Now, if you knew the max number of threads, you could pre-allocate:

DataAndMax dataBufs[NUM_THREADS];
DataAndMax * ptr; // current DataAndMax

And then never allocate/delete and never have ABA problems. Or there's other ways to avoid ABA.

Let's go back, and think about how we are going to - no matter what - return a max value that is potentially out of date. Can we use that?

So you come in, and first check if the index you are about to write to is the important one or not:

if (index != max) {
    // we are not touching max,
    // so nothing fancy here!
    data[index] value;
    return;
}
// else do it the hard way:
//...

But this is already wrong. After the if and before the set, max may have changed. Does every set need to update max!?!?
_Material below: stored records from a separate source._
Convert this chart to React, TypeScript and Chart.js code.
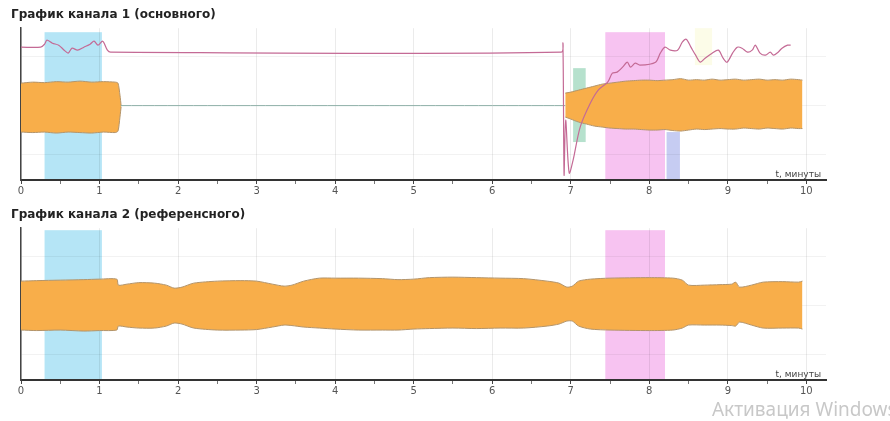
import React, { useEffect, useRef } from "react";
import { Chart, registerables } from "chart.js";
Chart.register(...registerables);

// ---------- data ----------
const title1 = "График канала 1 (основного)";
const title2 = "График канала 2 (референсного)";
const axisLabel = "t, минуты";
const watermark = "Активация Windows";

const majorTicks = [0, 1, 2, 3, 4, 5, 6, 7, 8, 9, 10];
const xTickLabels = ["0", "1", "2", "3", "4", "5", "6", "7", "8", "9", "10"];
const minorTicks = [0.5, 1.5, 2.5, 3.5, 4.5, 5.5, 6.5, 7.5, 8.5, 9.5];
const yGridValues = [-49, 0, 49];

// channel 1 envelope, first block
const ch1LeftX = [0, 0.15, 0.3, 0.45, 0.6, 0.75, 0.9, 1.05, 1.2, 1.235, 1.26, 1.275];
const ch1LeftUp = [22, 23, 22.5, 23.5, 23, 24, 23, 23.5, 23, 22, 10, -0.5];
const ch1LeftLo = [-27, -27.5, -27, -28, -27, -27.5, -28, -27, -27.5, -26, -12, -1.5];

// channel 1 envelope, second block
const ch1RightX = [6.93, 7.0, 7.1, 7.2, 7.3, 7.4, 7.5, 7.6, 7.7, 7.8, 7.9, 8.0, 8.1, 8.2, 8.3, 8.4, 8.5, 8.6, 8.7, 8.8, 8.9, 9.0, 9.1, 9.2, 9.3, 9.4, 9.5, 9.6, 9.7, 9.8, 9.9, 9.95];
const ch1RightUp = [12, 13, 15, 17, 19, 21, 22, 23, 24, 24.5, 25, 25, 24.5, 25, 25.5, 26.5, 25, 25.5, 25, 26, 25, 25.5, 26, 25, 25.5, 26, 25, 25.5, 25, 26, 25.5, 25];
const ch1RightLo = [-12, -14, -17, -19, -21, -22, -23, -23.5, -24, -24, -24.5, -25, -25, -24.5, -25.5, -26, -25, -24, -24.5, -24, -23.5, -24, -24, -23, -23.5, -24, -23, -23.5, -24, -23, -23.5, -23.5];

// channel 1 thin flat signal between the blocks
const ch1FlatX = [1.27, 6.93];
const ch1FlatY = [-0.5, -0.5];

// channel 1 pink trace
const pinkX = [0, 0.25, 0.30, 0.33, 0.40, 0.48, 0.55, 0.60, 0.65, 0.72, 0.80, 0.88, 0.93, 0.98, 1.04, 1.10, 1.14, 6.88, 6.90, 6.915, 6.935, 6.98, 7.03, 7.12, 7.25, 7.35, 7.47, 7.53, 7.59, 7.66, 7.72, 7.76, 7.82, 7.88, 8.08, 8.14, 8.20, 8.27, 8.36, 8.42, 8.47, 8.53, 8.59, 8.65, 8.71, 8.80, 8.88, 8.94, 8.99, 9.06, 9.12, 9.18, 9.25, 9.31, 9.35, 9.41, 9.48, 9.54, 9.58, 9.64, 9.69, 9.76, 9.80];
const pinkY = [58, 58, 61, 65, 62, 60, 55, 52, 57, 55, 58, 61, 64, 60, 64, 55, 53, 53, 62, -70, -15, -68, -55, -22, 2, 15, 23, 32, 33, 38, 43, 38, 42, 40, 43, 52, 58, 55, 55, 63, 66, 58, 50, 43, 47, 52, 55, 47, 43, 52, 58, 57, 53, 55, 60, 52, 50, 53, 50, 53, 57, 60, 60];

// channel 2 envelope
const ch2X = [0, 0.2, 0.5, 0.8, 1.0, 1.22, 1.24, 1.35, 1.5, 1.7, 1.85, 1.95, 2.05, 2.2, 2.5, 2.8, 3.0, 3.2, 3.35, 3.45, 3.6, 3.8, 4.0, 4.3, 4.6, 4.8, 5.0, 5.2, 5.5, 5.8, 6.1, 6.4, 6.7, 6.85, 6.95, 7.02, 7.1, 7.25, 7.5, 8.0, 8.3, 8.42, 8.5, 8.7, 8.9, 9.05, 9.1, 9.15, 9.3, 9.45, 9.7, 9.9, 9.95];
const ch2Up = [24, 24.5, 25, 25.5, 26, 26, 20, 21, 22.5, 22, 20, 17, 18, 22, 24, 24.5, 24, 21, 19, 20, 24, 27, 27, 27, 26.5, 25.5, 26, 27.5, 28, 27.5, 27, 26.5, 24, 22, 18, 19, 24, 26, 27, 27.5, 27, 25, 20, 20, 20.5, 21, 23, 18, 20, 23, 23.5, 23, 24];
const ch2Lo = [-25, -25.5, -25, -26, -25.5, -25, -21, -22, -23, -23, -21, -18, -19, -23, -25, -25, -24.5, -22, -20, -20.5, -22, -23, -24, -25, -25, -25, -24, -23.5, -23, -23.5, -23, -23, -21, -19, -16, -16, -21, -24, -25, -25.5, -25, -23, -20, -20, -20, -20.5, -21, -17, -20, -23, -23, -23, -24];

// highlighted intervals
const ch1BandStart = [0.3, 7.03, 7.44, 8.22, 8.58];
const ch1BandEnd = [1.03, 7.19, 8.2, 8.39, 8.8];
const ch1BandLow = [-75, -37, -75, -75, 40];
const ch1BandHigh = [73, 37, 73, -27, 77];
const ch1BandColors = ["#b5e5f6", "#b6e1cd", "#f7c3f1", "#c6ccf2", "#fcfce8"];

const ch2BandStart = [0.3, 7.44];
const ch2BandEnd = [1.03, 8.2];
const ch2BandLow = [-75, -75];
const ch2BandHigh = [75, 75];
const ch2BandColors = ["#b5e5f6", "#f7c3f1"];

// ---------- helpers ----------
const pts = (xs: number[], ys: number[]) => xs.map((x, i) => ({ x, y: ys[i] }));
const ORANGE = "#f8ae4a";
const EDGE = "#b3946a";

function bandsPlugin(start: number[], end: number[], low: number[], high: number[], colors: string[]) {
  return {
    id: "bands",
    beforeDraw(chart: any) {
      const { ctx, scales } = chart;
      const x = scales.x;
      const y = scales.y;
      ctx.save();
      for (let i = 0; i < start.length; i++) {
        const x0 = x.getPixelForValue(start[i]);
        const x1 = x.getPixelForValue(end[i]);
        const y0 = y.getPixelForValue(high[i]);
        const y1 = y.getPixelForValue(low[i]);
        ctx.fillStyle = colors[i];
        ctx.fillRect(x0, y0, x1 - x0, y1 - y0);
      }
      ctx.restore();
    },
  };
}

const axisLabelPlugin = {
  id: "axisLabel",
  afterDraw(chart: any) {
    const { ctx, chartArea } = chart;
    ctx.save();
    ctx.font = "9px 'DejaVu Sans'";
    ctx.fillStyle = "#444";
    ctx.textAlign = "right";
    ctx.textBaseline = "alphabetic";
    ctx.fillText(axisLabel, chartArea.right - 5, chartArea.bottom - 3);
    ctx.restore();
  },
};

const allTicks = [...majorTicks, ...minorTicks].sort((a, b) => a - b);

function baseOptions(title: string) {
  return {
    responsive: false,
    animation: false,
    events: [],
    layout: { padding: { left: 11, right: 64, top: 0, bottom: 0 } },
    plugins: {
      legend: { display: false },
      tooltip: { enabled: false },
      title: {
        display: true,
        text: title,
        align: "start",
        color: "#222",
        font: { family: "'DejaVu Sans'", size: 12, weight: "bold", lineHeight: 1.1 },
        padding: { top: 8, bottom: 7 },
      },
    },
    elements: { point: { radius: 0 }, line: { tension: 0.25 } },
    scales: {
      x: {
        type: "linear",
        min: 0,
        max: 10.25,
        afterBuildTicks: (s: any) => {
          s.ticks = allTicks.map((v) => ({ value: v }));
        },
        afterFit: (s: any) => {
          s.height = 20;
        },
        ticks: {
          autoSkip: false,
          maxRotation: 0,
          padding: 1,
          color: "#555",
          font: { family: "'DejaVu Sans'", size: 10 },
          callback: (v: number) => {
            const i = majorTicks.indexOf(v);
            return i >= 0 ? xTickLabels[i] : "";
          },
        },
        grid: {
          color: (c: any) => (c.tick && Number.isInteger(c.tick.value) ? "rgba(0,0,0,0.08)" : "rgba(0,0,0,0)"),
          tickColor: (c: any) => (c.tick && Number.isInteger(c.tick.value) ? "#444" : "#777"),
          tickLength: 4,
          tickWidth: 1,
        },
        border: { color: "#333", width: 2 },
      },
      y: {
        min: -75,
        max: 77,
        afterBuildTicks: (s: any) => {
          s.ticks = yGridValues.map((v) => ({ value: v }));
        },
        afterFit: (s: any) => {
          s.width = 10;
        },
        ticks: { display: false },
        grid: { color: "rgba(0,0,0,0.05)", drawTicks: false },
        border: { color: "#444", width: 1.5 },
      },
    },
  };
}

function ChartOne() {
  const ref = useRef<HTMLCanvasElement>(null);
  useEffect(() => {
    const chart = new Chart(ref.current as HTMLCanvasElement, {
      type: "line",
      data: {
        datasets: [
          { data: pts(pinkX, pinkY), borderColor: "#c46a95", borderWidth: 1.2, fill: false, tension: 0.3 },
          { data: pts(ch1FlatX, ch1FlatY), borderColor: "#8fb0a8", borderWidth: 1, fill: false },
          { data: pts(ch1LeftX, ch1LeftUp), borderColor: EDGE, borderWidth: 1, fill: false },
          { data: pts(ch1LeftX, ch1LeftLo), borderColor: EDGE, borderWidth: 1, fill: 2, backgroundColor: ORANGE },
          { data: pts(ch1RightX, ch1RightUp), borderColor: EDGE, borderWidth: 1, fill: false },
          { data: pts(ch1RightX, ch1RightLo), borderColor: EDGE, borderWidth: 1, fill: 4, backgroundColor: ORANGE },
        ],
      },
      options: baseOptions(title1) as any,
      plugins: [bandsPlugin(ch1BandStart, ch1BandEnd, ch1BandLow, ch1BandHigh, ch1BandColors), axisLabelPlugin],
    });
    return () => chart.destroy();
  }, []);
  return <canvas ref={ref} width={890} height={200} style={{ position: "absolute", left: 0, top: 0 }} />;
}

function ChartTwo() {
  const ref = useRef<HTMLCanvasElement>(null);
  useEffect(() => {
    const chart = new Chart(ref.current as HTMLCanvasElement, {
      type: "line",
      data: {
        datasets: [
          { data: pts(ch2X, ch2Up), borderColor: EDGE, borderWidth: 1, fill: false },
          { data: pts(ch2X, ch2Lo), borderColor: EDGE, borderWidth: 1, fill: 0, backgroundColor: ORANGE },
        ],
      },
      options: baseOptions(title2) as any,
      plugins: [bandsPlugin(ch2BandStart, ch2BandEnd, ch2BandLow, ch2BandHigh, ch2BandColors), axisLabelPlugin],
    });
    return () => chart.destroy();
  }, []);
  return <canvas ref={ref} width={890} height={200} style={{ position: "absolute", left: 0, top: 200 }} />;
}

export default function App() {
  return (
    <div style={{ position: "absolute", left: 0, top: 0, width: 890, height: 421, overflow: "hidden", background: "#fff" }}>
      <ChartOne />
      <ChartTwo />
      <div
        style={{
          position: "absolute",
          left: 712,
          top: 396,
          fontFamily: "'Noto Sans'",
          fontSize: 19,
          color: "#c8c8c8",
          whiteSpace: "nowrap",
        }}
      >
        {watermark}
      </div>
    </div>
  );
}
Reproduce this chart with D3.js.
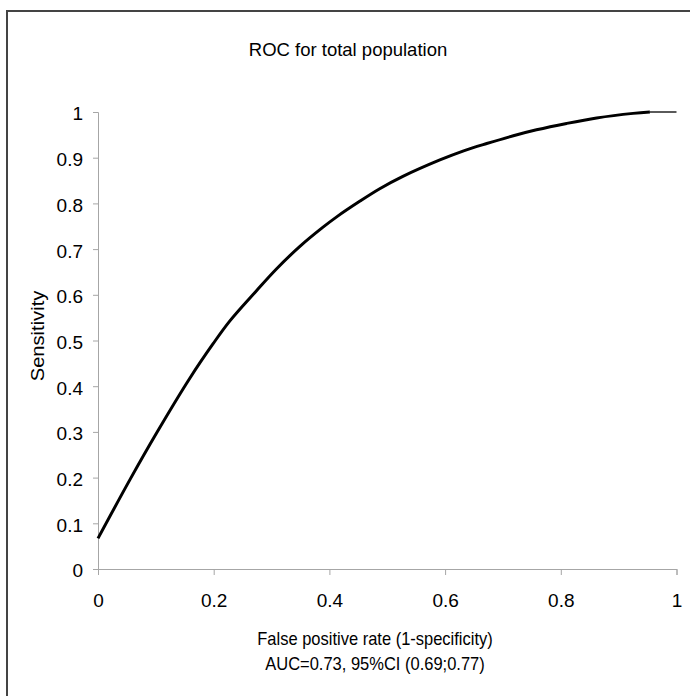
<!DOCTYPE html>
<html><head><meta charset="utf-8">
<script src="https://cdn.jsdelivr.net/npm/d3@7"></script>
<style>body{margin:0;background:#fff}svg{display:block}text{font-family:"Liberation Sans",Arial,sans-serif;fill:#000}</style>
</head><body>
<script>
const fpr = [0, 0.055, 0.101, 0.159, 0.199, 0.228, 0.274, 0.308, 0.349, 0.389, 0.412, 0.453, 0.487, 0.527, 0.591, 0.632, 0.672, 0.718, 0.758, 0.810, 0.862, 0.925, 0.954];
const tpr = [0.067, 0.195, 0.297, 0.418, 0.493, 0.543, 0.609, 0.656, 0.706, 0.748, 0.770, 0.805, 0.832, 0.859, 0.895, 0.915, 0.931, 0.948, 0.961, 0.975, 0.987, 0.997, 1.0];
const tailFpr = [0.954, 1.0];
const tailTpr = [1.0, 1.0];
const xTicks = [0, 0.2, 0.4, 0.6, 0.8, 1];
const yTicks = [0, 0.1, 0.2, 0.3, 0.4, 0.5, 0.6, 0.7, 0.8, 0.9, 1];
const title = "ROC for total population";
const xLabel = "False positive rate (1-specificity)";
const xLabel2 = "AUC=0.73, 95%CI (0.69;0.77)";
const yLabel = "Sensitivity";

const W = 690, H = 696;
const svg = d3.select("body").append("svg").attr("width", W).attr("height", H);
svg.append("rect").attr("x", 7).attr("y", 11).attr("width", 720).attr("height", 720)
  .attr("fill", "none").attr("stroke", "#444").attr("stroke-width", 2);

const x = d3.scaleLinear().domain([0, 1]).range([98, 676.5]);
const y = d3.scaleLinear().domain([0, 1]).range([569, 112]);

const fmt = d => d === 0 ? "0" : d === 1 ? "1" : String(+d.toFixed(1));

const gx = svg.append("g").attr("transform", "translate(0,569)")
  .call(d3.axisBottom(x).tickValues(xTicks).tickFormat(fmt).tickSize(6).tickPadding(19));
const gy = svg.append("g").attr("transform", "translate(98,0)")
  .call(d3.axisLeft(y).tickValues(yTicks).tickFormat(fmt).tickSize(5).tickPadding(10));
[gx, gy].forEach(g => {
  g.select(".domain").attr("stroke", "#a6a6a6").attr("stroke-width", 1);
  g.selectAll(".tick line").attr("stroke", "#a6a6a6").attr("stroke-width", 1);
  g.selectAll(".tick text").attr("font-size", 19).attr("fill", "#000")
   .style("font-family", '"Liberation Sans",Arial,sans-serif');
});
gy.selectAll(".tick text").attr("dy", "0.42em");

const pts = fpr.map((f, i) => [f, tpr[i]]);
const line = d3.line().x(d => x(d[0])).y(d => y(d[1])).curve(d3.curveCatmullRom.alpha(0.5));
svg.append("path").attr("d", line(pts)).attr("fill", "none").attr("stroke", "#000")
  .attr("stroke-width", 3).attr("stroke-linejoin", "round");
svg.append("path").attr("d", d3.line().x(d => x(d[0])).y(d => y(d[1]))(tailFpr.map((f, i) => [f, tailTpr[i]])))
  .attr("fill", "none").attr("stroke", "#000").attr("stroke-width", 1.3);

svg.append("text").attr("x", 348).attr("y", 56).attr("text-anchor", "middle")
  .attr("font-size", 18.5).text(title);
svg.append("text").attr("transform", "translate(375,645) scale(1,1.15)").attr("text-anchor", "middle")
  .attr("font-size", 16.5).text(xLabel);
svg.append("text").attr("transform", "translate(375,670) scale(1,1.15)").attr("text-anchor", "middle")
  .attr("font-size", 16.5).text(xLabel2);
svg.append("text").attr("transform", "translate(44,336) rotate(-90) scale(1.15,1)").attr("text-anchor", "middle")
  .attr("font-size", 17.5).text(yLabel);
</script>
</body></html>
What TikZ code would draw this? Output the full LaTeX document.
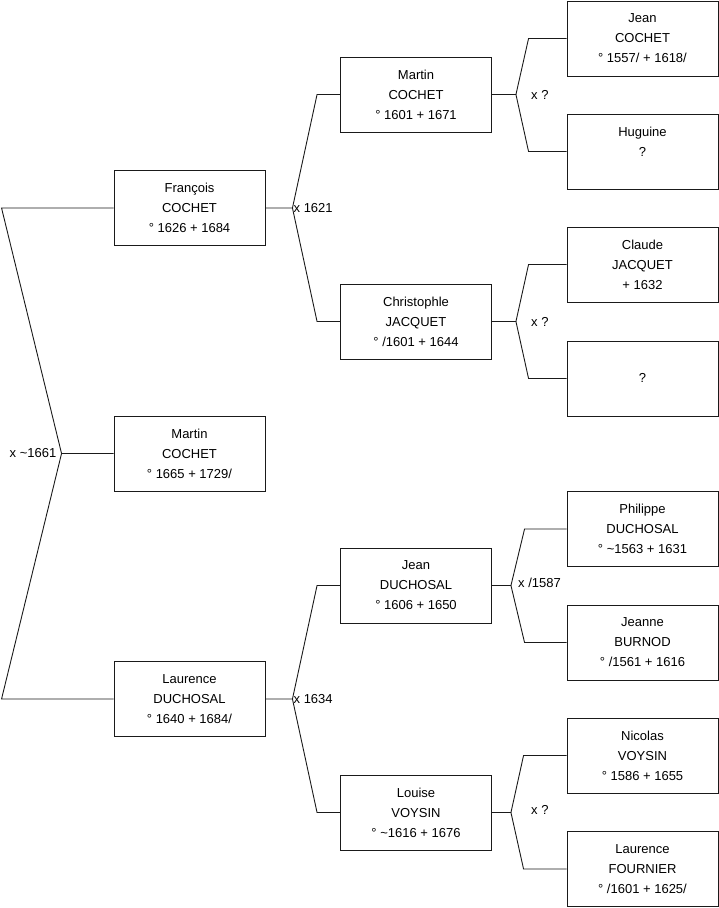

So, if N is small, you could just linear search for max. It may be wrong if someone makes an update while searching, but remember - it could also be wrong if someone makes an update right after searching or right after "insert magic here". So searching, other than possibly being slow, is as correct as any algorithm. You will find something that was, for a moment, max. If N == 8, I would use searching. Definitely. You can search 8 entries using memory_order_relaxed possibly, and that will be faster than trying to maintain anything using stronger atomic ops.

I have other ideas:

More bookkeeping? Store maxValue separately?

double data[N];
double maxValue;
int indexOfMax;


bool wasMax = false;
if (index == indexOfMax)
    wasMax = true;
data[index] = value; 
if (wasMax || index == indexOfMax)
    findMax(&indexOfMax, &maxValue); // linear search

That would probably need a CAS-loop somewhere. Still linear search, but maybe less often?

Maybe you need extra data at each entry? Not sure yet.

Hmmmm.

This is not simple. Thus if there is a correct algorithm (and I think there is, within some constraints) it is unlikely to not have bugs. ie a correct algorithm might actually exist, but you don't find it - what you instead find is an algorithm that just looks correct.